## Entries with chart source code
+ + + + +

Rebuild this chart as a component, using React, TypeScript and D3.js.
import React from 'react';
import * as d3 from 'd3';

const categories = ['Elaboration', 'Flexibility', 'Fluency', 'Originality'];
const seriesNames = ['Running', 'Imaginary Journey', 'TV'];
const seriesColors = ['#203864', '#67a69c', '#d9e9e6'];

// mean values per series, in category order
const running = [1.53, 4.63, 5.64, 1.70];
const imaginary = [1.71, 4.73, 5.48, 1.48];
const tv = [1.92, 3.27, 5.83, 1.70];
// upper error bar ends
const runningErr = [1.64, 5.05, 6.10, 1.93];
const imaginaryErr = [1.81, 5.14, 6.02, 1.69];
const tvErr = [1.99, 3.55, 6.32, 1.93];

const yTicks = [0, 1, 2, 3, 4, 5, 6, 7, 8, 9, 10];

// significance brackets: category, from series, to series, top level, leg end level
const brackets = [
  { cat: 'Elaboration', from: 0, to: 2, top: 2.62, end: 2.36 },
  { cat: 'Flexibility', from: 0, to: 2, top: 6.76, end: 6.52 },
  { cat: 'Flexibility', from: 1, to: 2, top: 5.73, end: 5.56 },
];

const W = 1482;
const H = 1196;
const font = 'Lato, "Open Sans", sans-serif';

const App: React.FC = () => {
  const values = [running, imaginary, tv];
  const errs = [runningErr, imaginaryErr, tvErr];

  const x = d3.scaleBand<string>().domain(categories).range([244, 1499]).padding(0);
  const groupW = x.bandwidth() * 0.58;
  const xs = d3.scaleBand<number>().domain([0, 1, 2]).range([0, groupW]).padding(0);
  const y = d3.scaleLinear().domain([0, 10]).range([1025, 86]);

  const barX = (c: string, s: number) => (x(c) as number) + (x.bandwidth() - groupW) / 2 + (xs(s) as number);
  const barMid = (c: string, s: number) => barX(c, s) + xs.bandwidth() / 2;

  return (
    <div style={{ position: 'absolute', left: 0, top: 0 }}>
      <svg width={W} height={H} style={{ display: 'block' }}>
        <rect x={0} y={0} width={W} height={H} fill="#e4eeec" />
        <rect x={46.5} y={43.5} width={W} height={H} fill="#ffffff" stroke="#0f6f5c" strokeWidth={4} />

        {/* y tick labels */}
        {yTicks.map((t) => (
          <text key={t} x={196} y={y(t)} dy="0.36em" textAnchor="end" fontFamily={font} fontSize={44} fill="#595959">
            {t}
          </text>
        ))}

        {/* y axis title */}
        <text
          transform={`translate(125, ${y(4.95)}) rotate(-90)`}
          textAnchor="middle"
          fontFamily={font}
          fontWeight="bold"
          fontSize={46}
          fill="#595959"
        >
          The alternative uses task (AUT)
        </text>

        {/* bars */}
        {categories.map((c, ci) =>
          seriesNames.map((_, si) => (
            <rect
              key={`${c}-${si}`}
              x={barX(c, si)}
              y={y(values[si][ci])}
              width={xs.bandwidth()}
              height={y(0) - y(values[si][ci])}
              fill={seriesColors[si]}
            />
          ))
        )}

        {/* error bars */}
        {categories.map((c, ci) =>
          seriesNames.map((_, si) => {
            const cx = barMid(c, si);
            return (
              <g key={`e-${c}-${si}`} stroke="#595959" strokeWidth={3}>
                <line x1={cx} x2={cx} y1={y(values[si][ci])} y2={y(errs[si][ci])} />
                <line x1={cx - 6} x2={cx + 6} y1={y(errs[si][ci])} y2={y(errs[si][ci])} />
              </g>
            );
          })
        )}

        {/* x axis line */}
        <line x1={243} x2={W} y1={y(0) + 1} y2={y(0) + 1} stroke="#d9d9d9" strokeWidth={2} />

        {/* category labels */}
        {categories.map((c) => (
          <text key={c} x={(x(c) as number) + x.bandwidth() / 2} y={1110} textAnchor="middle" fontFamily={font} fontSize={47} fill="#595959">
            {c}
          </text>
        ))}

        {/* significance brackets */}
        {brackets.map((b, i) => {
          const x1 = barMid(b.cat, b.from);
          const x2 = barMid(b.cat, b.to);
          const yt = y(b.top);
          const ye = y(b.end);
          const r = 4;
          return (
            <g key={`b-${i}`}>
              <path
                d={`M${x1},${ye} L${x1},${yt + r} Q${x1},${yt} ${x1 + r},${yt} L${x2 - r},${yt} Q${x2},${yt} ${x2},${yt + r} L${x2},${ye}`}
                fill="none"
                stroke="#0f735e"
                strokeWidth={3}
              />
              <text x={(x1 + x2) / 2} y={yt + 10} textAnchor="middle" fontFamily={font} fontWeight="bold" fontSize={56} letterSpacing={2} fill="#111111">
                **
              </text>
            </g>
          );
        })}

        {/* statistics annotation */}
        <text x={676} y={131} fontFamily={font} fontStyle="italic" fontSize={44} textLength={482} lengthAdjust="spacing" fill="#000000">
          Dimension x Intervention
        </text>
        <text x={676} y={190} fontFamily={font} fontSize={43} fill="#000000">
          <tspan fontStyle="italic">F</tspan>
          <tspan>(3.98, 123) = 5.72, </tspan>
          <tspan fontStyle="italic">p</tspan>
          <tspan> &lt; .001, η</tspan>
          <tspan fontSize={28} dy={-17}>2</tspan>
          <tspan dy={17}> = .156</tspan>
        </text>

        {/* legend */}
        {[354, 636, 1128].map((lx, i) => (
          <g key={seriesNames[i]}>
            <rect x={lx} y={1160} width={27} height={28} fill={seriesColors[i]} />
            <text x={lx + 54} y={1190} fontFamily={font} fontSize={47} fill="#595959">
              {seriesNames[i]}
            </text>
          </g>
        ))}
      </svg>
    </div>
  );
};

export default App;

+ + + + +

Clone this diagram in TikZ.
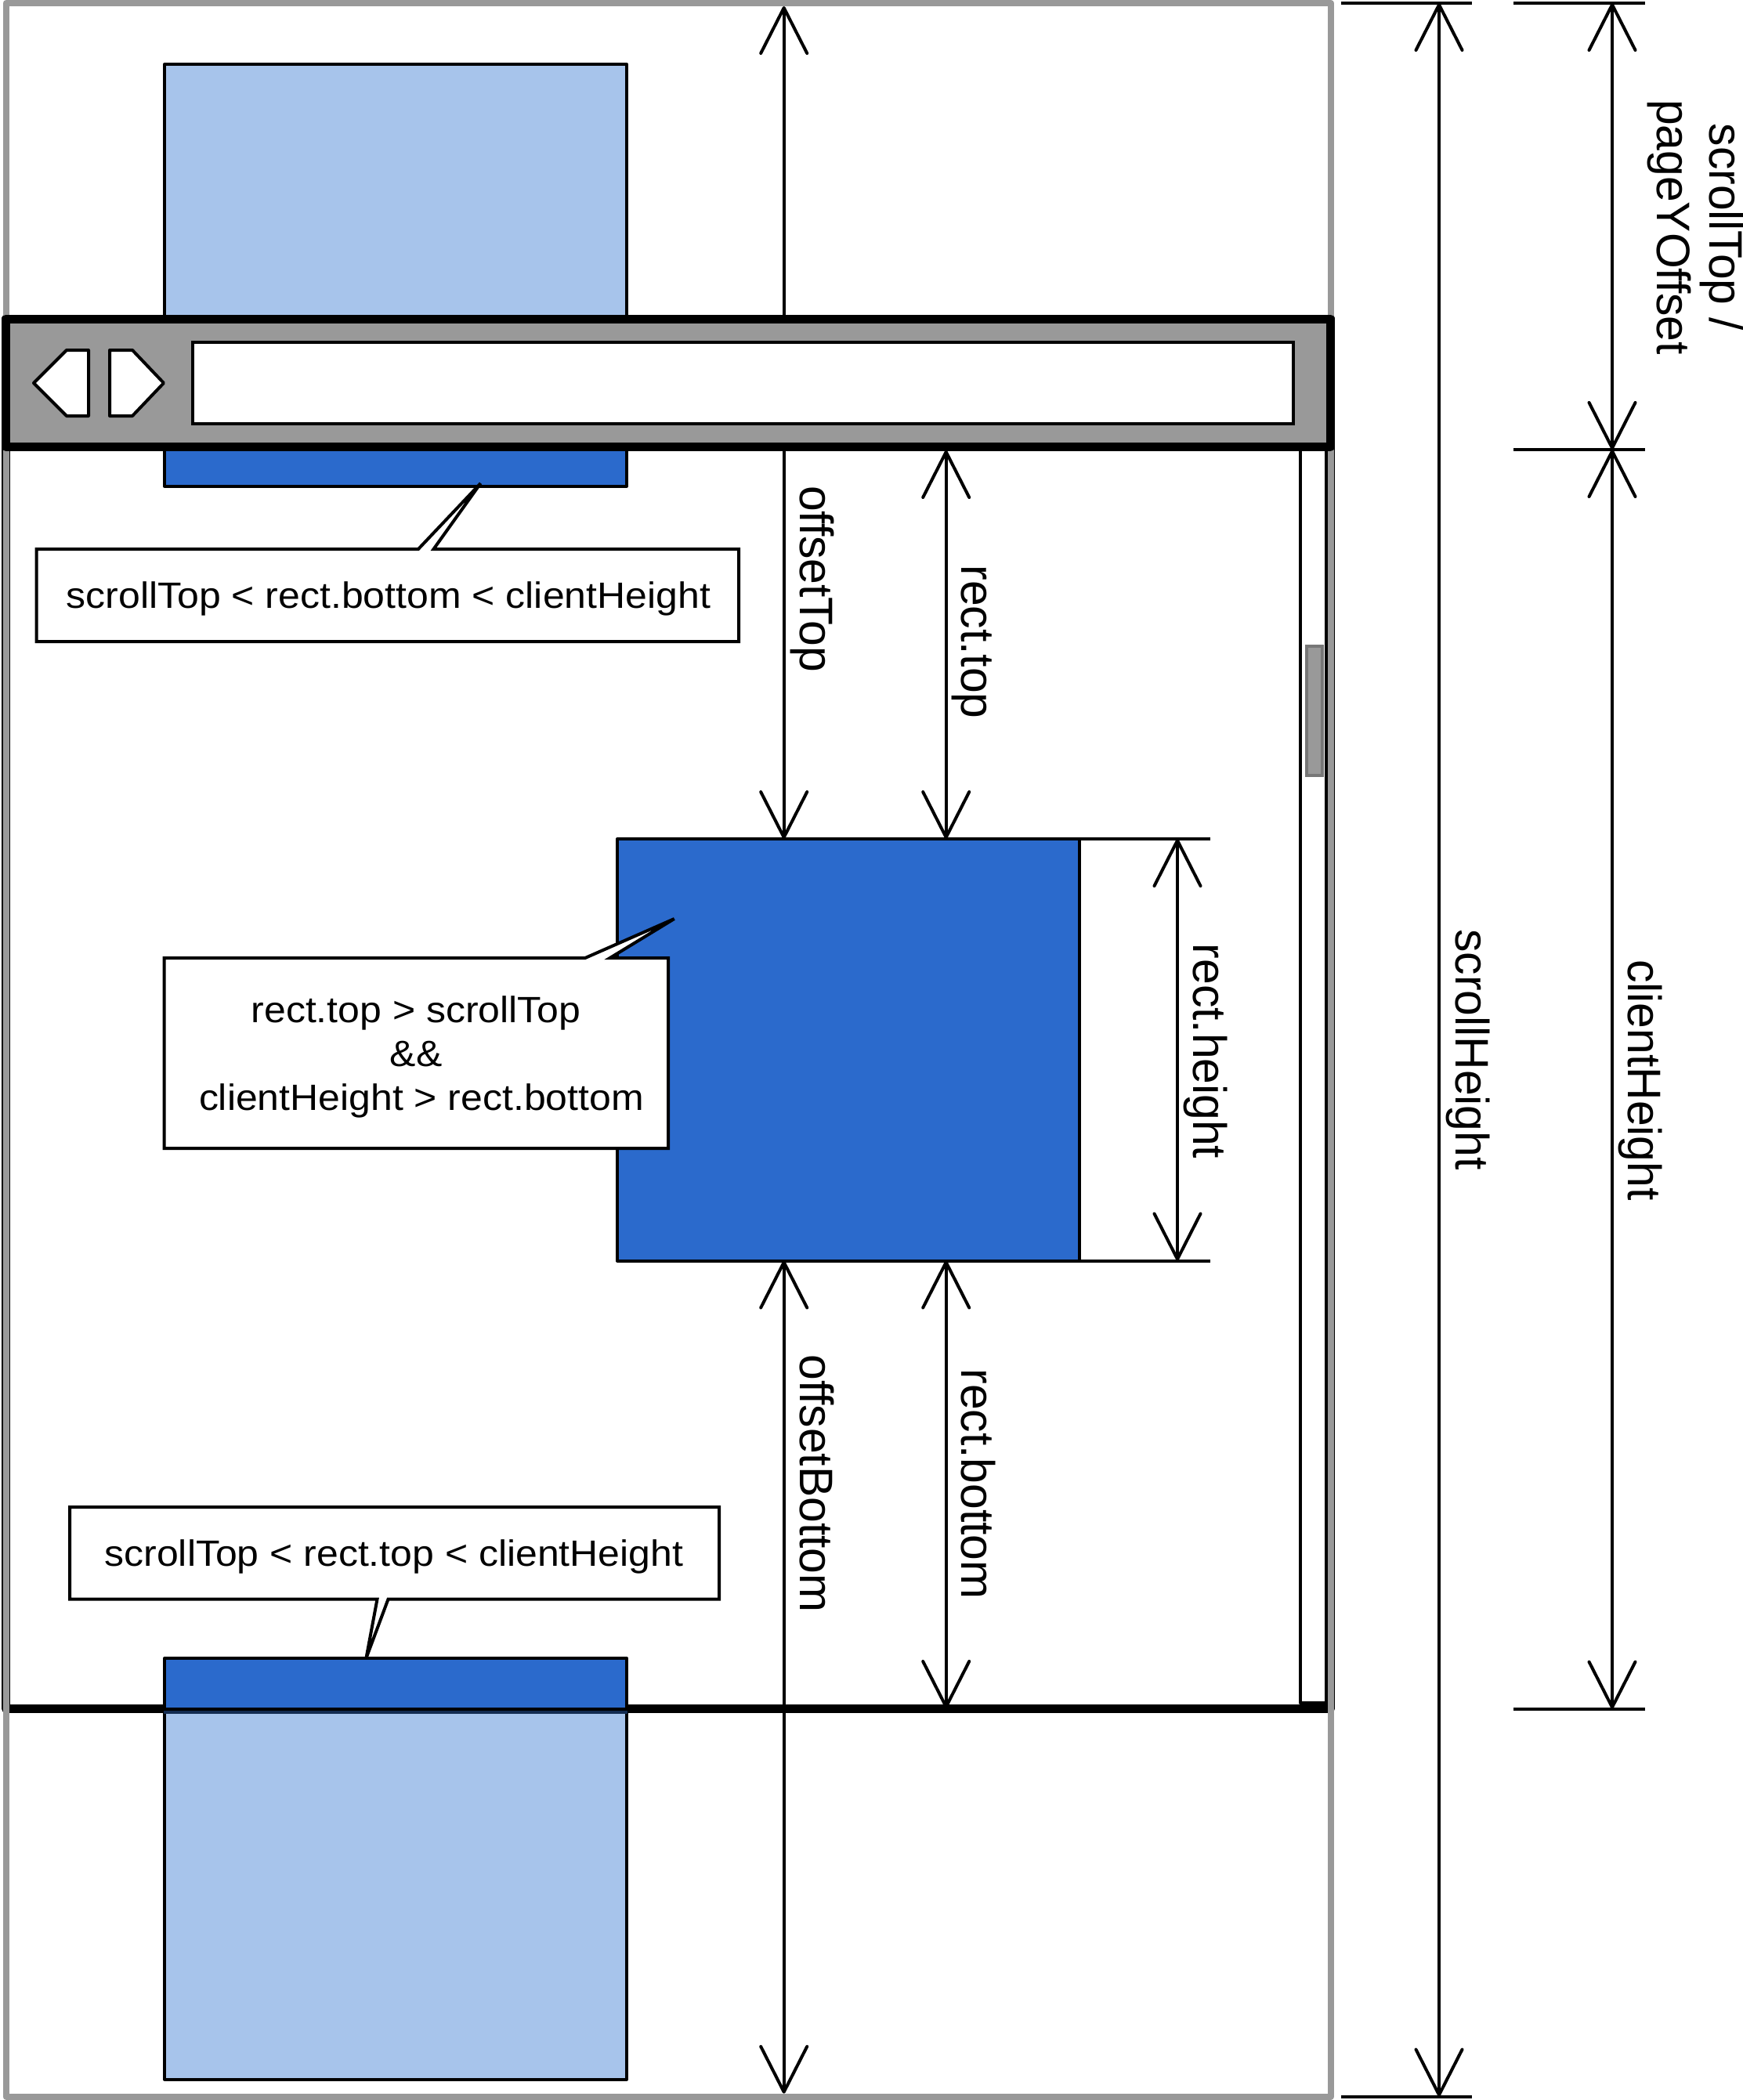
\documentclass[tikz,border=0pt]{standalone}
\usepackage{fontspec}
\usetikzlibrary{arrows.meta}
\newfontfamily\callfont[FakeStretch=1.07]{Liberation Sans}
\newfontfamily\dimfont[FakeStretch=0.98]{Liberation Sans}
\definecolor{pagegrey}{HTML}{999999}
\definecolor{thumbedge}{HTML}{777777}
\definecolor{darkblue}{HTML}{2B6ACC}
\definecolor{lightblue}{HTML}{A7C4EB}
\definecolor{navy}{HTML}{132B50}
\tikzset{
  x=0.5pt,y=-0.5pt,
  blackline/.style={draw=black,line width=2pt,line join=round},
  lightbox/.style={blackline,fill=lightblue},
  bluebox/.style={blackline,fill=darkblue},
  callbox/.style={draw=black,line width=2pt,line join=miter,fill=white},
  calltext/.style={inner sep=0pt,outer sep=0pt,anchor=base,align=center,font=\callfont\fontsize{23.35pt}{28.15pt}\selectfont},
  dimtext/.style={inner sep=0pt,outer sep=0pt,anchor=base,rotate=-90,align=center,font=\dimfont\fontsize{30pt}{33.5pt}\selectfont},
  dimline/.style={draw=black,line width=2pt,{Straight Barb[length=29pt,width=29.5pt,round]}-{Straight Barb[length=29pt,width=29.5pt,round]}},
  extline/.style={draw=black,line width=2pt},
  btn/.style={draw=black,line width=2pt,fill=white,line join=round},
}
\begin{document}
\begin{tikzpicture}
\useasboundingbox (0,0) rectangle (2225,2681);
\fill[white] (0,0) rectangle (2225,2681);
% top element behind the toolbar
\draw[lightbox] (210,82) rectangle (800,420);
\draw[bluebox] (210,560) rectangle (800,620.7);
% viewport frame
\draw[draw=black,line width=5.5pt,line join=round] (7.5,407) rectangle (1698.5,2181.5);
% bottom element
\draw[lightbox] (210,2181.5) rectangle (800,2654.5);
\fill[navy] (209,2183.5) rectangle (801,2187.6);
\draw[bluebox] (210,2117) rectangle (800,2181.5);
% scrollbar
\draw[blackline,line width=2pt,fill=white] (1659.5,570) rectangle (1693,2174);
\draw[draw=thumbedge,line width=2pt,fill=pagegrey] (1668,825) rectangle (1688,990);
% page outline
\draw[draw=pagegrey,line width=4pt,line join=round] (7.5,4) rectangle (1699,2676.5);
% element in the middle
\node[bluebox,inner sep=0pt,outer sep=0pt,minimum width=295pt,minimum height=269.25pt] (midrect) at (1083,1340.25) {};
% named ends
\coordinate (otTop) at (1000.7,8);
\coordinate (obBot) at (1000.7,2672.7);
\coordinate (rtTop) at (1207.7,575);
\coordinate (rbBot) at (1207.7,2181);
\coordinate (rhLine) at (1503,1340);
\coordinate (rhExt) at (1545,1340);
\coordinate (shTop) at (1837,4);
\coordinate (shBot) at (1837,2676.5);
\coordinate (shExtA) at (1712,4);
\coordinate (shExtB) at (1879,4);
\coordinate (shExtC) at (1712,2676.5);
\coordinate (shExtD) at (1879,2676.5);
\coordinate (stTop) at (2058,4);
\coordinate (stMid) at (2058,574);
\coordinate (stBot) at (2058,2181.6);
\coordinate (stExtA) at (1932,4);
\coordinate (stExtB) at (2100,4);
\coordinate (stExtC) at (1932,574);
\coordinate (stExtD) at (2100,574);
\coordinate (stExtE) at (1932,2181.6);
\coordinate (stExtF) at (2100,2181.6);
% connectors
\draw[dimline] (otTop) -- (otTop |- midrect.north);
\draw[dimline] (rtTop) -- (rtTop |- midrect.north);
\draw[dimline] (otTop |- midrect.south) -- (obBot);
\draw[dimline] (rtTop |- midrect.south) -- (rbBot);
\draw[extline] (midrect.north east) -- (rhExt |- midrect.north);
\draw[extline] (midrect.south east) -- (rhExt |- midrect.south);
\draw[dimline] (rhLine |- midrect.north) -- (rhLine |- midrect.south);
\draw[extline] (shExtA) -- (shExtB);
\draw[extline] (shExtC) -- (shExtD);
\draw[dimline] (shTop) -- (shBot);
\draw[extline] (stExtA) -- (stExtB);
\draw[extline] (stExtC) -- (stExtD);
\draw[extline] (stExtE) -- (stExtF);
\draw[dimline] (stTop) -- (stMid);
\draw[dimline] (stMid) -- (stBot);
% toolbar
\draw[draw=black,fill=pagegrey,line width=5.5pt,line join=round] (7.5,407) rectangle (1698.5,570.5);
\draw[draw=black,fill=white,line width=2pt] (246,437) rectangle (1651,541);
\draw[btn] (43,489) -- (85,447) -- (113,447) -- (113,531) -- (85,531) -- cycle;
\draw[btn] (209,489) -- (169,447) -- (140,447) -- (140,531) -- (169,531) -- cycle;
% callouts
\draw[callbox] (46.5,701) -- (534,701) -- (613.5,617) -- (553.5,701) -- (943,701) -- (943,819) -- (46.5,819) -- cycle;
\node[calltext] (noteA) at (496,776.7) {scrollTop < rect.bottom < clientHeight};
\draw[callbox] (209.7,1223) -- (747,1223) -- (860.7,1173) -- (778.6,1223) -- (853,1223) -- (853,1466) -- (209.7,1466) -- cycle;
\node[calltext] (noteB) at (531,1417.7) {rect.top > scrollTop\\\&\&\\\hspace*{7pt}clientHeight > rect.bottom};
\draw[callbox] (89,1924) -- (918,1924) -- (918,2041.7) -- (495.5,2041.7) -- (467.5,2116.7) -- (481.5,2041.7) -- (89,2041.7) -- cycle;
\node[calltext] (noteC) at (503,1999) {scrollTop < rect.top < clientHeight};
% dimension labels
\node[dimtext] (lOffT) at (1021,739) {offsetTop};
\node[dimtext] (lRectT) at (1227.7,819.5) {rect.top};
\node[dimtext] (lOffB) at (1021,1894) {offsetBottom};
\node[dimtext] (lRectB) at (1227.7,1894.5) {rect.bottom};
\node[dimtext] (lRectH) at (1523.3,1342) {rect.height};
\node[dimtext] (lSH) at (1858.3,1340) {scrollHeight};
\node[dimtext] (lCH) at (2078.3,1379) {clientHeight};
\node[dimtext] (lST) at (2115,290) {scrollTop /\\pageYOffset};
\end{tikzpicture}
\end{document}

+ + + + +

## Task details
Whenever "React" turns up in a line, pick that line out.

## Task output
Rebuild this chart as a component, using React, TypeScript and D3.js.
import React from 'react';
const App: React.FC = () => {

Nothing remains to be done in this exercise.